Running operations inside the guest VM
======================================

A guest VM started by running QEMU on the command line is not a LAVA
environment (unless the test writer deliberately copies files into it from
another job), so it will not run a lava test shell by default. Tasks can be
executed within the VM from any of the other jobs running on the host device,
dependent on support provided by the test writer.

Remember, although LAVA tries to stay out of the way of how the test runs once
the secondary connection has logged in, there are some things test writers need
to consider to be able to automate tests like these.

#. If you start QEMU with the ``-nographics`` option rather than as a daemon,
   the secondary connection gets connected to the console of that VM at the
   point within the test shell where the call to QEMU is made.

#. Make sure you know if the image being used has a serial console configured.

#. If the image being launched stops at a ``login:`` prompt, the test
   definition will need to handle that prompt or log in to the VM in some other
   way. e.g. by having one of the other secondary connections set up a
   configuration to use ``ssh`` to log in to the VM - the keys needed for this
   login will need to be handled by the test writer.

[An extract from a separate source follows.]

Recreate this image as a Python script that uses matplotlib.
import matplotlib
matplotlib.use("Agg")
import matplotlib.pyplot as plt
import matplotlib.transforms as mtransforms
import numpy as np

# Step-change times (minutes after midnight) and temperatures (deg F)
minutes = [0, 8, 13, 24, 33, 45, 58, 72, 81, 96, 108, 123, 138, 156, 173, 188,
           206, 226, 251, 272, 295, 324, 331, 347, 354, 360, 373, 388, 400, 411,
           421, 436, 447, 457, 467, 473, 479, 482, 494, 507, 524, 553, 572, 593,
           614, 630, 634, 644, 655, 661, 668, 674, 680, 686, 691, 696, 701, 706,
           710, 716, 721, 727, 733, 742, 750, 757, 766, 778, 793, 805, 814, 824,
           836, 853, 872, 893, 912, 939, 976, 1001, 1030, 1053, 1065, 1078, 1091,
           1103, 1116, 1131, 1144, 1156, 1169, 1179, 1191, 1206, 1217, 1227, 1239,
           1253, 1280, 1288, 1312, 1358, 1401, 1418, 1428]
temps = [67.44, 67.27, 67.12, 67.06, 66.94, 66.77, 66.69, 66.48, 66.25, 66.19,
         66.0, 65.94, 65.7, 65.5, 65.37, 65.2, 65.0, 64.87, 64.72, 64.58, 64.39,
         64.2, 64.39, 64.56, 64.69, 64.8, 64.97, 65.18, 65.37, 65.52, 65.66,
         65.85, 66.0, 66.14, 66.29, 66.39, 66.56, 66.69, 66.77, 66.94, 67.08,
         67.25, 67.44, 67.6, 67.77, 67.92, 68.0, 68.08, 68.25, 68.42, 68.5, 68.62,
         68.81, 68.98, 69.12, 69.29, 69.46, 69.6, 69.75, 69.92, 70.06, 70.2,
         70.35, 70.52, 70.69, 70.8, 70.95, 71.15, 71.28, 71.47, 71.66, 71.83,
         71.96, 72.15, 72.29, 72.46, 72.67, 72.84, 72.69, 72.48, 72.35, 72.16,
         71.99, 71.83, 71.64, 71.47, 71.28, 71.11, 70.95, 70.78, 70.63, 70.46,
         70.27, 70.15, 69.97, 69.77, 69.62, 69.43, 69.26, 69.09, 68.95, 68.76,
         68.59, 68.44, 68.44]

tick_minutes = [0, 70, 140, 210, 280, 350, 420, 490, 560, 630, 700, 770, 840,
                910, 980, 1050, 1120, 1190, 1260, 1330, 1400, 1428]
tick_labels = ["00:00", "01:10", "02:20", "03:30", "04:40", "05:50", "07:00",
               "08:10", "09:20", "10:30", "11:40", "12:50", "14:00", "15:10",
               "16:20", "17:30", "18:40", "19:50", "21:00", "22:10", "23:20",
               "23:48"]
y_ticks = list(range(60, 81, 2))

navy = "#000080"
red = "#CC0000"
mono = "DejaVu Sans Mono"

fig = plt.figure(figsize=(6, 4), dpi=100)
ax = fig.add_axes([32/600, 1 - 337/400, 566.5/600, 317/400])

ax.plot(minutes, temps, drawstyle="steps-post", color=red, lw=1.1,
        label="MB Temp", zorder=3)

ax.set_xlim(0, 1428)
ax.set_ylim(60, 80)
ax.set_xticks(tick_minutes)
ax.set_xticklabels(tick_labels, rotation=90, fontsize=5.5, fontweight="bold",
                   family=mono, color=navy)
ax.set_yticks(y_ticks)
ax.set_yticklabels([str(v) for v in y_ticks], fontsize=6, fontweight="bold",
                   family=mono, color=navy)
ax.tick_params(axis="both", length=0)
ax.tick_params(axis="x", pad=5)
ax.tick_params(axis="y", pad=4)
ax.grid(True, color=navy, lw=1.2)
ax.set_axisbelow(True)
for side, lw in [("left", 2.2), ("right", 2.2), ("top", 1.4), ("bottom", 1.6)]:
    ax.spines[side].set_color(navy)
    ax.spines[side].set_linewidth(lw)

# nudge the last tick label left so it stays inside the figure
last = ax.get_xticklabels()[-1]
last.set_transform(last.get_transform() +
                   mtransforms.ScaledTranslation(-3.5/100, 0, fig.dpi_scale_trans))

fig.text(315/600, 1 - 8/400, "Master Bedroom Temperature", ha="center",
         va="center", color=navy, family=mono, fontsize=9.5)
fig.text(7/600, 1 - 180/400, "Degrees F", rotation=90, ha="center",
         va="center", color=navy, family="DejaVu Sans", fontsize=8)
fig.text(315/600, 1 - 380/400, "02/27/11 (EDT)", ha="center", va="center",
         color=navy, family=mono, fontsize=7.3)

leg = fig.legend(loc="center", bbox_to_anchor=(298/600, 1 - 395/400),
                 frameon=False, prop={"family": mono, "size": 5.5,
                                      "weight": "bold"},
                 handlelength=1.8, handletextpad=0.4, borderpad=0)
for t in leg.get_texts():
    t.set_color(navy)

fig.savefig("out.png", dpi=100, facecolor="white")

#. The test shell will **pause**, waiting for QEMU to return, unless QEMU is
   configured to do otherwise or a wrapper like ``pexpect`` is used. (The LAVA
   QEMU devices run a QEMU command using ``pexpect.spawn`` but this is not
   necessarily suitable for test jobs.)

#. If the VM is started as a daemon, then the test shell will need to have a
   way of monitoring when the VM is ready and then connect to the VM, as
   appropriate.

.. note:: The :ref:`lava_start` **only acts once** - i.e. the host role starts,
   then the other jobs wait until ``lava-start`` is sent - at which point these
   jobs will download any test shell definitions and try to connect to the IP
   address declared. It is better to have a synchronization which the test
   writer controls, after all the jobs have connected to the host device.